→ SHORT PROBLEM: Omit every picture and return the rest of the data unaltered.
++++ DATA SHOWN
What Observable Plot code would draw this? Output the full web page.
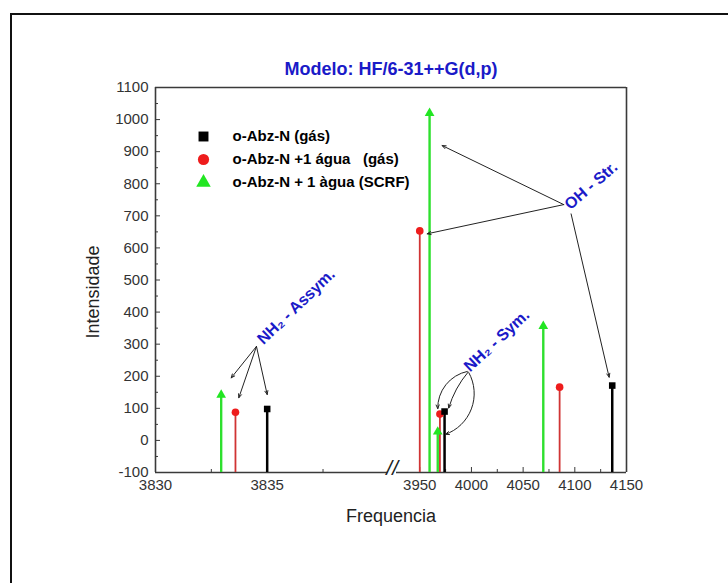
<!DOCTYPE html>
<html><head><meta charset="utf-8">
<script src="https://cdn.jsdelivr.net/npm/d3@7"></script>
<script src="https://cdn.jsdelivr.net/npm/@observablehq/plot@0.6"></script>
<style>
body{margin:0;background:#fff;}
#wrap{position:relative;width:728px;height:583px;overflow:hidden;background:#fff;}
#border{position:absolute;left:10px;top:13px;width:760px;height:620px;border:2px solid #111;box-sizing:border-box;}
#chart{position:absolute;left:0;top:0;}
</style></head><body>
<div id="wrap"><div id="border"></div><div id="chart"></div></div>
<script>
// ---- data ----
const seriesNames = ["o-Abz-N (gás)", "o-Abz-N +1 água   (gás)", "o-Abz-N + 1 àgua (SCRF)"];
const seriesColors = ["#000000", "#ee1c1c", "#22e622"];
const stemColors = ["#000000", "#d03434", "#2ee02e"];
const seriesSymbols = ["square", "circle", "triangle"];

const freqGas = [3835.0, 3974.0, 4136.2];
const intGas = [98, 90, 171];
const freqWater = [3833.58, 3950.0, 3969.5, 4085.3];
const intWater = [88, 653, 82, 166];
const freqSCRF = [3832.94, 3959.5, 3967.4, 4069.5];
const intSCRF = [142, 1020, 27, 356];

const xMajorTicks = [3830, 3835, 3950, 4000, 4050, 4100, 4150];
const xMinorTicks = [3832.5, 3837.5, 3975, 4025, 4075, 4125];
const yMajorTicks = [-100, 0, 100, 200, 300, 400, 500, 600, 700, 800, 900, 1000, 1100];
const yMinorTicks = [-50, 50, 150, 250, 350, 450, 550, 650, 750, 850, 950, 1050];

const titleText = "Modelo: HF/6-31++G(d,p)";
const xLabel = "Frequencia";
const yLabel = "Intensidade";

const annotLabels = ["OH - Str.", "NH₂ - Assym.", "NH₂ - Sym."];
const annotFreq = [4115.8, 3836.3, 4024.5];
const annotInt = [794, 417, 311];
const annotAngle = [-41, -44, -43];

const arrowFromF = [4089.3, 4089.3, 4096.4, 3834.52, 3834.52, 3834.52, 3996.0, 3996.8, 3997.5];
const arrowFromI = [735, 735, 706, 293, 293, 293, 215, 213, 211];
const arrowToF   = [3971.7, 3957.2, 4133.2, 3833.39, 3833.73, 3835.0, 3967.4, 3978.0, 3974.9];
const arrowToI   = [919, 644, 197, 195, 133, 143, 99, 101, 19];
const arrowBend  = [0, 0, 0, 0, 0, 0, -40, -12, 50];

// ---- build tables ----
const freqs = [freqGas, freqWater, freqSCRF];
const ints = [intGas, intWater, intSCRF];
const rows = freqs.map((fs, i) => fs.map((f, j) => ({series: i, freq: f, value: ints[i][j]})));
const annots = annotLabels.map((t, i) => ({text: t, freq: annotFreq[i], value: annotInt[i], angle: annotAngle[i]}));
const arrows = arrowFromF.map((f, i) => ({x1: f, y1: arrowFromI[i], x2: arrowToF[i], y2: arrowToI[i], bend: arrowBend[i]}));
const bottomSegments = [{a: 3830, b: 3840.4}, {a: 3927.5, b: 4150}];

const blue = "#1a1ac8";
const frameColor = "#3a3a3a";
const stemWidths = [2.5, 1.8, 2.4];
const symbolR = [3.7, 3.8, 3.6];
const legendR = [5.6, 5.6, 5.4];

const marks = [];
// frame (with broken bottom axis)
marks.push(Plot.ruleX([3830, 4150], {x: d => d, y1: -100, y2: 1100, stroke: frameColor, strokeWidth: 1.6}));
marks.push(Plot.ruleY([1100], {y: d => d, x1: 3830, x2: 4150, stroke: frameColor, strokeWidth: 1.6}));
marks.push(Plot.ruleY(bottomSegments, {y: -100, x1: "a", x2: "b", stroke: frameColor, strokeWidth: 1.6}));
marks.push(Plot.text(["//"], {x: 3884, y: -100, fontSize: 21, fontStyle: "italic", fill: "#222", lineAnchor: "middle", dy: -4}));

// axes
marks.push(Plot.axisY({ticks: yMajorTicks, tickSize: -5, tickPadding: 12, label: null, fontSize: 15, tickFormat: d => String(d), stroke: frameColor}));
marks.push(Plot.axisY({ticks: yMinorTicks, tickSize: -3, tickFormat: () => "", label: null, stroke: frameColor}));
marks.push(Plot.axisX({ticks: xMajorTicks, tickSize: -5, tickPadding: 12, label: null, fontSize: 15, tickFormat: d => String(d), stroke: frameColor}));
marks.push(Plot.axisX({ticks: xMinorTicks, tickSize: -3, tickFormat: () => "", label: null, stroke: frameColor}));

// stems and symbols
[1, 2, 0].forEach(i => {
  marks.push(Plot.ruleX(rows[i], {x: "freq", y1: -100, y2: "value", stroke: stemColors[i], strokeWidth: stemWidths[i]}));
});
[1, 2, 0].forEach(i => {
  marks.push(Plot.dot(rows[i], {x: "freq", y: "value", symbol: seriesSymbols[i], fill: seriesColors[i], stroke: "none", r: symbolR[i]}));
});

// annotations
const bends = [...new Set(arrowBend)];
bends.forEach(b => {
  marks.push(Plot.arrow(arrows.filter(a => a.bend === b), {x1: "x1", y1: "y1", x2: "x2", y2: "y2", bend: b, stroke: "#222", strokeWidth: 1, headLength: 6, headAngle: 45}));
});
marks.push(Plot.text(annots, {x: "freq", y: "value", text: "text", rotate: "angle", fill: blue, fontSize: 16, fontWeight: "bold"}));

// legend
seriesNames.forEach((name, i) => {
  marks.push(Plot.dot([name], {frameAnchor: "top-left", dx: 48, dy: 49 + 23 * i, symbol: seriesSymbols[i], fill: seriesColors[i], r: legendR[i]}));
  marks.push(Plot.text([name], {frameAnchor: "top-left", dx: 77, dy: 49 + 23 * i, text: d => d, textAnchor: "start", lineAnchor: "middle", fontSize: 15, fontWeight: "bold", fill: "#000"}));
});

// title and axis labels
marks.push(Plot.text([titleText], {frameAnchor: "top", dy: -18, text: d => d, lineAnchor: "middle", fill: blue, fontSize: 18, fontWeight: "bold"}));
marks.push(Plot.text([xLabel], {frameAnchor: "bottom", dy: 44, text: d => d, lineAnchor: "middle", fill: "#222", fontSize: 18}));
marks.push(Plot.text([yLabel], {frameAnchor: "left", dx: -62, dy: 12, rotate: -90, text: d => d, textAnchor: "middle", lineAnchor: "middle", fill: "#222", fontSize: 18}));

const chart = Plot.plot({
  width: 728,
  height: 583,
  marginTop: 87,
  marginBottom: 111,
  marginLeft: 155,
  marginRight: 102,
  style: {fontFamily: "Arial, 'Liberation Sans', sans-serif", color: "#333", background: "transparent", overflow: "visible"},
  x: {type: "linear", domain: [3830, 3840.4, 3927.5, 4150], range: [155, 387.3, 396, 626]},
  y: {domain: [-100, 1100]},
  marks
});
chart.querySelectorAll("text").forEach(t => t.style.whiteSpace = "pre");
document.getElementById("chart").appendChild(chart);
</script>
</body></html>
++++++++
→ FINAL RESULT:
What Observable Plot code would draw this? Output the full web page.
<!DOCTYPE html>
<html><head><meta charset="utf-8">
<script src="https://cdn.jsdelivr.net/npm/d3@7"></script>
<script src="https://cdn.jsdelivr.net/npm/@observablehq/plot@0.6"></script>
<style>
body{margin:0;background:#fff;}
#wrap{position:relative;width:728px;height:583px;overflow:hidden;background:#fff;}
#border{position:absolute;left:10px;top:13px;width:760px;height:620px;border:2px solid #111;box-sizing:border-box;}
#chart{position:absolute;left:0;top:0;}
</style></head><body>
<div id="wrap"><div id="border"></div><div id="chart"></div></div>
<script>
// ---- data ----
const seriesNames = ["o-Abz-N (gás)", "o-Abz-N +1 água   (gás)", "o-Abz-N + 1 àgua (SCRF)"];
const seriesColors = ["#000000", "#ee1c1c", "#22e622"];
const stemColors = ["#000000", "#d03434", "#2ee02e"];
const seriesSymbols = ["square", "circle", "triangle"];

const freqGas = [3835.0, 3974.0, 4136.2];
const intGas = [98, 90, 171];
const freqWater = [3833.58, 3950.0, 3969.5, 4085.3];
const intWater = [88, 653, 82, 166];
const freqSCRF = [3832.94, 3959.5, 3967.4, 4069.5];
const intSCRF = [142, 1020, 27, 356];

const xMajorTicks = [3830, 3835, 3950, 4000, 4050, 4100, 4150];
const xMinorTicks = [3832.5, 3837.5, 3975, 4025, 4075, 4125];
const yMajorTicks = [-100, 0, 100, 200, 300, 400, 500, 600, 700, 800, 900, 1000, 1100];
const yMinorTicks = [-50, 50, 150, 250, 350, 450, 550, 650, 750, 850, 950, 1050];

const titleText = "Modelo: HF/6-31++G(d,p)";
const xLabel = "Frequencia";
const yLabel = "Intensidade";

const annotLabels = ["OH - Str.", "NH₂ - Assym.", "NH₂ - Sym."];
const annotFreq = [4115.8, 3836.3, 4024.5];
const annotInt = [794, 417, 311];
const annotAngle = [-41, -44, -43];

const arrowFromF = [4089.3, 4089.3, 4096.4, 3834.52, 3834.52, 3834.52, 3996.0, 3996.8, 3997.5];
const arrowFromI = [735, 735, 706, 293, 293, 293, 215, 213, 211];
const arrowToF   = [3971.7, 3957.2, 4133.2, 3833.39, 3833.73, 3835.0, 3967.4, 3978.0, 3974.9];
const arrowToI   = [919, 644, 197, 195, 133, 143, 99, 101, 19];
const arrowBend  = [0, 0, 0, 0, 0, 0, -40, -12, 50];

// ---- build tables ----
const freqs = [freqGas, freqWater, freqSCRF];
const ints = [intGas, intWater, intSCRF];
const rows = freqs.map((fs, i) => fs.map((f, j) => ({series: i, freq: f, value: ints[i][j]})));
const annots = annotLabels.map((t, i) => ({text: t, freq: annotFreq[i], value: annotInt[i], angle: annotAngle[i]}));
const arrows = arrowFromF.map((f, i) => ({x1: f, y1: arrowFromI[i], x2: arrowToF[i], y2: arrowToI[i], bend: arrowBend[i]}));
const bottomSegments = [{a: 3830, b: 3840.4}, {a: 3927.5, b: 4150}];

const blue = "#1a1ac8";
const frameColor = "#3a3a3a";
const stemWidths = [2.5, 1.8, 2.4];
const symbolR = [3.7, 3.8, 3.6];
const legendR = [5.6, 5.6, 5.4];

const marks = [];
// frame (with broken bottom axis)
marks.push(Plot.ruleX([3830, 4150], {x: d => d, y1: -100, y2: 1100, stroke: frameColor, strokeWidth: 1.6}));
marks.push(Plot.ruleY([1100], {y: d => d, x1: 3830, x2: 4150, stroke: frameColor, strokeWidth: 1.6}));
marks.push(Plot.ruleY(bottomSegments, {y: -100, x1: "a", x2: "b", stroke: frameColor, strokeWidth: 1.6}));
marks.push(Plot.text(["//"], {x: 3884, y: -100, fontSize: 21, fontStyle: "italic", fill: "#222", lineAnchor: "middle", dy: -4}));

// axes
marks.push(Plot.axisY({ticks: yMajorTicks, tickSize: -5, tickPadding: 12, label: null, fontSize: 15, tickFormat: d => String(d), stroke: frameColor}));
marks.push(Plot.axisY({ticks: yMinorTicks, tickSize: -3, tickFormat: () => "", label: null, stroke: frameColor}));
marks.push(Plot.axisX({ticks: xMajorTicks, tickSize: -5, tickPadding: 12, label: null, fontSize: 15, tickFormat: d => String(d), stroke: frameColor}));
marks.push(Plot.axisX({ticks: xMinorTicks, tickSize: -3, tickFormat: () => "", label: null, stroke: frameColor}));

// stems and symbols
[1, 2, 0].forEach(i => {
  marks.push(Plot.ruleX(rows[i], {x: "freq", y1: -100, y2: "value", stroke: stemColors[i], strokeWidth: stemWidths[i]}));
});
[1, 2, 0].forEach(i => {
  marks.push(Plot.dot(rows[i], {x: "freq", y: "value", symbol: seriesSymbols[i], fill: seriesColors[i], stroke: "none", r: symbolR[i]}));
});

// annotations
const bends = [...new Set(arrowBend)];
bends.forEach(b => {
  marks.push(Plot.arrow(arrows.filter(a => a.bend === b), {x1: "x1", y1: "y1", x2: "x2", y2: "y2", bend: b, stroke: "#222", strokeWidth: 1, headLength: 6, headAngle: 45}));
});
marks.push(Plot.text(annots, {x: "freq", y: "value", text: "text", rotate: "angle", fill: blue, fontSize: 16, fontWeight: "bold"}));

// legend
seriesNames.forEach((name, i) => {
  marks.push(Plot.dot([name], {frameAnchor: "top-left", dx: 48, dy: 49 + 23 * i, symbol: seriesSymbols[i], fill: seriesColors[i], r: legendR[i]}));
  marks.push(Plot.text([name], {frameAnchor: "top-left", dx: 77, dy: 49 + 23 * i, text: d => d, textAnchor: "start", lineAnchor: "middle", fontSize: 15, fontWeight: "bold", fill: "#000"}));
});

// title and axis labels
marks.push(Plot.text([titleText], {frameAnchor: "top", dy: -18, text: d => d, lineAnchor: "middle", fill: blue, fontSize: 18, fontWeight: "bold"}));
marks.push(Plot.text([xLabel], {frameAnchor: "bottom", dy: 44, text: d => d, lineAnchor: "middle", fill: "#222", fontSize: 18}));
marks.push(Plot.text([yLabel], {frameAnchor: "left", dx: -62, dy: 12, rotate: -90, text: d => d, textAnchor: "middle", lineAnchor: "middle", fill: "#222", fontSize: 18}));

const chart = Plot.plot({
  width: 728,
  height: 583,
  marginTop: 87,
  marginBottom: 111,
  marginLeft: 155,
  marginRight: 102,
  style: {fontFamily: "Arial, 'Liberation Sans', sans-serif", color: "#333", background: "transparent", overflow: "visible"},
  x: {type: "linear", domain: [3830, 3840.4, 3927.5, 4150], range: [155, 387.3, 396, 626]},
  y: {domain: [-100, 1100]},
  marks
});
chart.querySelectorAll("text").forEach(t => t.style.whiteSpace = "pre");
document.getElementById("chart").appendChild(chart);
</script>
</body></html>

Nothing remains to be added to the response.